• GIVEN EXERCISE:
Take the lines from the beginning of the material through the line containing "box] (verev) at" and retype them exactly, leaving the pictures out.

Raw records
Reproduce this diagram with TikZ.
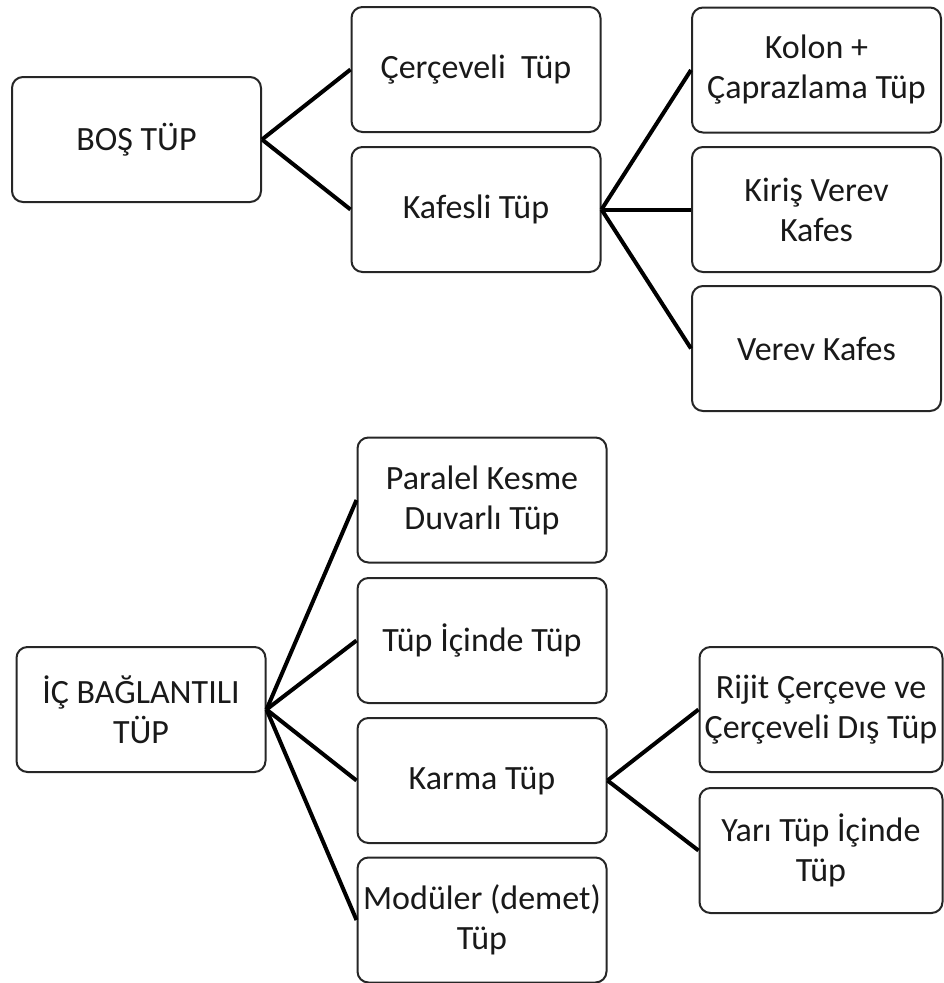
\documentclass[tikz,border=0pt]{standalone}
\usepackage{fontspec}
\setmainfont{Carlito}

\begin{document}
\begin{tikzpicture}[x=1pt,y=-1pt,
  tube box/.style={draw=black!85,line width=2pt,rounded corners=11pt,minimum width=249pt,minimum height=125pt,align=center,inner sep=4pt,text=black!90,font=\fontsize{34}{40}\selectfont},
  sub box/.style={tube box,minimum width=243pt},
  link/.style={-,line width=4pt,black}]
  \useasboundingbox (0,0) rectangle (943,983);

  \node[tube box] (bos) at (136.5,139.5) {BOŞ TÜP};
  \node[tube box] (cerc) at (476,69.5) {Çerçeveli\ \ Tüp};
  \node[tube box] (kafes) at (476,209.5) {Kafesli Tüp};
  \node[tube box] (kolon) at (816.5,70) {Kolon +\\Çaprazlama Tüp};
  \node[tube box] (kiris) at (816.5,209.5) {Kiriş Verev\\Kafes};
  \node[tube box] (verev) at (816.5,348.5) {Verev Kafes};

  \node[tube box] (ic) at (141,709.5) {İÇ BAĞLANTILI\\TÜP};
  \node[tube box] (paralel) at (482,500) {Paralel Kesme\\Duvarlı Tüp};
  \node[tube box] (tupic) at (482,640.5) {Tüp İçinde Tüp};
  \node[tube box] (karma) at (482,780.5) {Karma Tüp};
  \node[tube box] (modul) at (482,920) {Modüler (demet)\\Tüp};
  \node[sub box] (rijit) at (821,709.5) {Rijit Çerçeve ve\\Çerçeveli Dış Tüp};
  \node[sub box] (yari) at (821,850.5) {Yarı Tüp İçinde\\Tüp};
 \path[]
 (bos.east) [link] edge (cerc.west)
 (bos.east) [link] edge (kafes.west)
 (kafes.east) [link] edge (kolon.west)
 (kafes.east) [link] edge (kiris.west)
 (kafes.east) [link] edge (verev.west)
 (ic.east) [link] edge (paralel.west)
 (ic.east) [link] edge (tupic.west)
 (ic.east) [link] edge (karma.west)
 (ic.east) [link] edge (modul.west)
 (karma.east) [link] edge (rijit.west)
 (karma.east) [link] edge (yari.west);
\end{tikzpicture}
\end{document}
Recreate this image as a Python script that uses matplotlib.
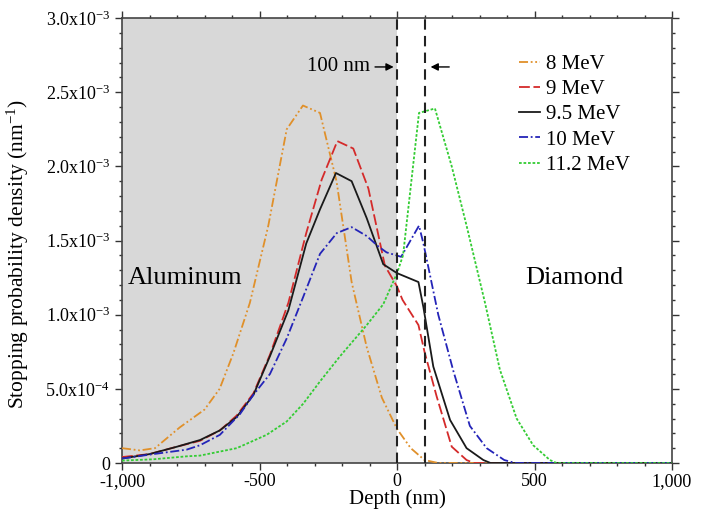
import matplotlib
matplotlib.use('Agg')
import matplotlib.pyplot as plt
from matplotlib.ticker import FuncFormatter, MultipleLocator

plt.rcParams['font.family'] = ['Liberation Serif', 'DejaVu Serif']

# Stopping probability density, values in units of 1e-3 nm^-1, depth in nm
depth_8 = [-1000, -935, -880, -790, -700, -645, -595, -535, -468, -401, -342, -280,
           -220, -165, -110, -55, 0, 50, 100, 150, 1000]
val_8 = [0.10, 0.085, 0.10, 0.24, 0.36, 0.50, 0.74, 1.08, 1.60, 2.25, 2.41, 2.36,
         1.90, 1.22, 0.78, 0.44, 0.23, 0.10, 0.02, 0.0, 0.0]

depth_9 = [-1000, -900, -800, -716, -644, -583, -522, -462, -395, -330, -274, -217,
           -159, -104, -44, 0, 20, 78, 100, 144, 199, 253, 280, 1000]
val_9 = [0.04, 0.06, 0.11, 0.15, 0.22, 0.32, 0.47, 0.73, 1.08, 1.55, 1.91, 2.17,
         2.12, 1.85, 1.33, 1.19, 1.10, 0.93, 0.75, 0.45, 0.11, 0.02, 0.0, 0.0]

depth_95 = [-1000, -900, -800, -716, -644, -583, -522, -462, -395, -330, -280, -222,
            -165, -110, -50, 0, 78, 96, 132, 193, 253, 314, 340, 1000]
val_95 = [0.03, 0.06, 0.11, 0.155, 0.22, 0.31, 0.46, 0.72, 1.03, 1.48, 1.71, 1.955,
          1.90, 1.65, 1.34, 1.28, 1.22, 1.05, 0.65, 0.29, 0.10, 0.02, 0.0, 0.0]

depth_10 = [-1000, -886, -765, -716, -644, -571, -522, -462, -401, -341, -280, -219,
            -165, -110, -68, -38, 15, 80, 96, 150, 205, 265, 326, 390, 430, 1000]
val_10 = [0.03, 0.06, 0.09, 0.12, 0.19, 0.33, 0.46, 0.60, 0.84, 1.12, 1.41, 1.55,
          1.59, 1.53, 1.46, 1.42, 1.39, 1.60, 1.48, 1.00, 0.62, 0.25, 0.10, 0.02, 0.0, 0.0]

depth_112 = [-1000, -886, -765, -716, -583, -474, -401, -341, -280, -207, -110, -50,
             0, 22, 80, 138, 199, 253, 320, 374, 435, 495, 556, 580, 1000]
val_112 = [0.016, 0.025, 0.045, 0.05, 0.10, 0.19, 0.28, 0.40, 0.55, 0.72, 0.93, 1.07,
           1.28, 1.40, 2.36, 2.39, 2.00, 1.60, 1.08, 0.63, 0.30, 0.12, 0.02, 0.0, 0.0]

labels = ['8 MeV', '9 MeV', '9.5 MeV', '10 MeV', '11.2 MeV']
interfaces = [0, 100]  # Al/diamond boundary and 100 nm marker

fig = plt.figure(figsize=(7.15, 5.12), dpi=100)
ax = fig.add_axes([122 / 715, 49 / 512, 550 / 715, 445 / 512])

# aluminum side shaded
ax.axvspan(-1000, interfaces[0], color='#d8d8d8', lw=0, zorder=0)

series = [
    (depth_8, val_8, '#e0902a', (0, (5, 1.5, 1, 1.5, 1, 1.5))),
    (depth_9, val_9, '#d42a2a', (0, (6, 2))),
    (depth_95, val_95, '#1a1a1a', '-'),
    (depth_10, val_10, '#2424b8', (0, (5, 1.5, 1, 1.5))),
    (depth_112, val_112, '#33cc33', (0, (1.5, 1))),
]
for (d, v, c, ls), lab in zip(series, labels):
    ax.plot(d, [x * 1e-3 for x in v], color=c, linestyle=ls, lw=1.3, label=lab, zorder=3)

for xi in interfaces:
    ax.axvline(xi, color='#222222', linestyle=(0, (5, 3)), lw=1.5, zorder=4)

ax.set_xlim(-1000, 1000)
ax.set_ylim(0, 3.0e-3)

def ylab(v, pos):
    if abs(v) < 1e-12:
        return '0'
    if v < 0.9e-3:
        return r'$\mathregular{%.1fx10^{-4}}$' % (v * 1e4)
    return r'$\mathregular{%.1fx10^{-3}}$' % (v * 1e3)

ax.xaxis.set_major_locator(MultipleLocator(500))
ax.xaxis.set_minor_locator(MultipleLocator(100))
ax.yaxis.set_major_locator(MultipleLocator(0.5e-3))
ax.yaxis.set_minor_locator(MultipleLocator(0.1e-3))
ax.xaxis.set_major_formatter(FuncFormatter(lambda v, p: f'{int(round(v)):,}'))
ax.yaxis.set_major_formatter(FuncFormatter(ylab))
ax.tick_params(which='both', direction='out', top=True, right=True,
               labelsize=13, colors='#333333', labelcolor='black')
ax.tick_params(which='major', length=5, width=1)
ax.tick_params(axis='x', which='major', pad=2)
ax.tick_params(which='minor', length=2.5, width=1)
for s in ax.spines.values():
    s.set_color('#444444')
    s.set_linewidth(1.2)

ax.set_xlabel('Depth (nm)', fontsize=15, labelpad=0)
ax.set_ylabel(r'Stopping probability density (nm$\mathregular{^{-1}}$)', fontsize=15.5)
ax.yaxis.set_label_coords(-0.165, 0.47)

ax.text(-978, 1.25e-3, 'Aluminum', fontsize=19, va='center', ha='left')
ax.text(644, 1.25e-3, 'Diamond', fontsize=19, va='center', ha='center')

ax.text(-98, 2.67e-3, '100 nm', fontsize=15, va='center', ha='right')
ax.annotate('', xy=(interfaces[0] - 2, 2.67e-3), xytext=(-90, 2.67e-3),
            arrowprops=dict(arrowstyle='-|>', color='black', lw=1, mutation_scale=11))
ax.annotate('', xy=(interfaces[1] + 12, 2.67e-3), xytext=(200, 2.67e-3),
            arrowprops=dict(arrowstyle='-|>', color='black', lw=1, mutation_scale=11))

ax.legend(loc='upper left', bbox_to_anchor=(0.722, 0.918), frameon=False, fontsize=15,
          handlelength=1.0, handletextpad=0.3, labelspacing=0.27, borderpad=0,
          borderaxespad=0)

fig.savefig('out.png', dpi=100)
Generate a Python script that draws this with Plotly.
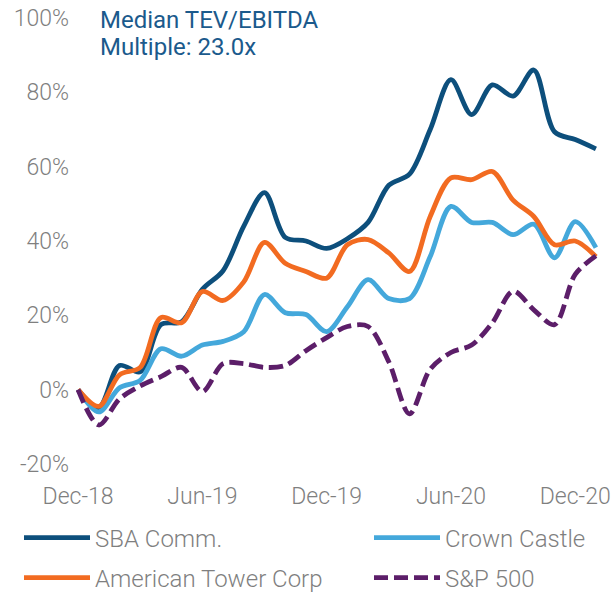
import plotly.graph_objects as go

# monthly points, Dec-18 through Jan-21 (% change since start)
months = ["Dec-18", "Jan-19", "Feb-19", "Mar-19", "Apr-19", "May-19", "Jun-19",
          "Jul-19", "Aug-19", "Sep-19", "Oct-19", "Nov-19", "Dec-19",
          "Jan-20", "Feb-20", "Mar-20", "Apr-20", "May-20", "Jun-20",
          "Jul-20", "Aug-20", "Sep-20", "Oct-20", "Nov-20", "Dec-20", "Jan-21"]
sba = [0, -4.8, 6.5, 4.8, 17.5, 18.3, 27, 32, 44, 53, 41, 40, 38,
       40.6, 45, 55, 58, 70, 83.4, 74, 82, 79, 86, 69.4, 67.3, 64.8]
crown = [0, -6, 0.5, 2.5, 11, 9, 12, 13, 15.6, 25.6, 20.7, 20.2, 15.6,
         22.3, 29.6, 24.5, 24.5, 35.8, 49.3, 45, 45, 41.7, 44.5, 35.5, 45.2, 38.2]
amt = [0, -4.5, 4, 6, 19.4, 18, 26.4, 24, 29, 39.6, 34, 31.8, 30,
       39, 40.4, 36.8, 31.8, 46.6, 57, 56.5, 58.7, 51, 46.6, 39, 40, 35.8]
spx = [0, -9.5, -2.5, 1, 3.5, 6, -0.5, 7, 7, 6, 6.5, 10.5, 14,
       17, 17, 7.5, -6.5, 5.5, 10, 12, 18, 26.5, 21.5, 17.5, 31, 36]
tick_labels = ["Dec-18", "Jun-19", "Dec-19", "Jun-20", "Dec-20"]
y_ticks = [-20, 0, 20, 40, 60, 80, 100]

W, H = 616, 593
L, R, T, B = 76, 18, 18, 129
PW, PH = W - L - R, H - T - B


def px_x(px):
    return (px - L) / PW


def px_y(py):
    return (H - B - py) / PH


# name, values, colour, dash, legend, legend position (left px, centre y px)
series = [
    ("SBA Comm.", sba, "#0d4f7c", "solid", "legend", (19, 538)),
    ("Crown Castle", crown, "#44a8db", "solid", "legend2", (369, 538)),
    ("American Tower Corp", amt, "#f26b21", "solid", "legend3", (19, 578)),
    ("S&P 500", spx, "#5c1e69", "14px,6px", "legend4", (369, 578)),
]

legend_font = dict(family="Roboto", size=24, color="#7f7f7f", weight=300)

fig = go.Figure()
legends = {}
for name, vals, color, dash, leg, (lx, ly) in series:
    fig.add_trace(go.Scatter(
        x=list(range(len(months))), y=vals, name=name, mode="lines",
        line=dict(color=color, width=4.8, dash=dash, shape="spline", smoothing=0.9),
        legend=leg, hoverinfo="skip",
    ))
    legends[leg] = dict(
        x=px_x(lx), xanchor="left", y=px_y(ly), yanchor="middle",
        itemwidth=66, font=legend_font, bgcolor="rgba(0,0,0,0)",
        itemclick=False, itemdoubleclick=False,
    )

title_font = dict(family="Roboto", size=24, color="#1b5a8c", weight=400)
fig.update_layout(
    width=W, height=H,
    margin=dict(l=L, r=R, t=T, b=B, autoexpand=False),
    paper_bgcolor="white", plot_bgcolor="white",
    font=dict(family="Roboto", size=23, color="#7f7f7f", weight=300),
    showlegend=True,
    annotations=[
        dict(text=t, xref="paper", yref="paper", x=px_x(98), y=px_y(py),
             xanchor="left", yanchor="middle", showarrow=False, font=title_font)
        for t, py in [("Median TEV/EBITDA", 20), ("Multiple: 23.0x", 47)]
    ],
    **legends,
)
fig.update_xaxes(
    range=[-0.1, 25.1], showgrid=False, zeroline=False, showline=False,
    tickmode="array", tickvals=[months.index(t) for t in tick_labels],
    ticktext=tick_labels, ticks="", ticklabelstandoff=16,
    ticklabeloverflow="allow",
)
fig.update_yaxes(
    range=[-20, 100], tickmode="array", tickvals=y_ticks,
    ticktext=[f"{v}%" for v in y_ticks], showgrid=False,
    zeroline=False, showline=False, ticks="", ticklabelstandoff=6,
    ticklabeloverflow="allow",
)

# drop the page's default body margin so the figure fills the window
fig.write_html("out.html", config={"displayModeBar": False},
               post_script="document.body.style.margin = '0';")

• OUTPUT OF THE EXERCISE:
Reproduce this diagram with TikZ.
\documentclass[tikz,border=0pt]{standalone}
\usepackage{fontspec}
\setmainfont{Carlito}

\begin{document}
\begin{tikzpicture}[x=1pt,y=-1pt,
  tube box/.style={draw=black!85,line width=2pt,rounded corners=11pt,minimum width=249pt,minimum height=125pt,align=center,inner sep=4pt,text=black!90,font=\fontsize{34}{40}\selectfont},
  sub box/.style={tube box,minimum width=243pt},
  link/.style={-,line width=4pt,black}]
  \useasboundingbox (0,0) rectangle (943,983);

  \node[tube box] (bos) at (136.5,139.5) {BOŞ TÜP};
  \node[tube box] (cerc) at (476,69.5) {Çerçeveli\ \ Tüp};
  \node[tube box] (kafes) at (476,209.5) {Kafesli Tüp};
  \node[tube box] (kolon) at (816.5,70) {Kolon +\\Çaprazlama Tüp};
  \node[tube box] (kiris) at (816.5,209.5) {Kiriş Verev\\Kafes};
  \node[tube box] (verev) at (816.5,348.5) {Verev Kafes};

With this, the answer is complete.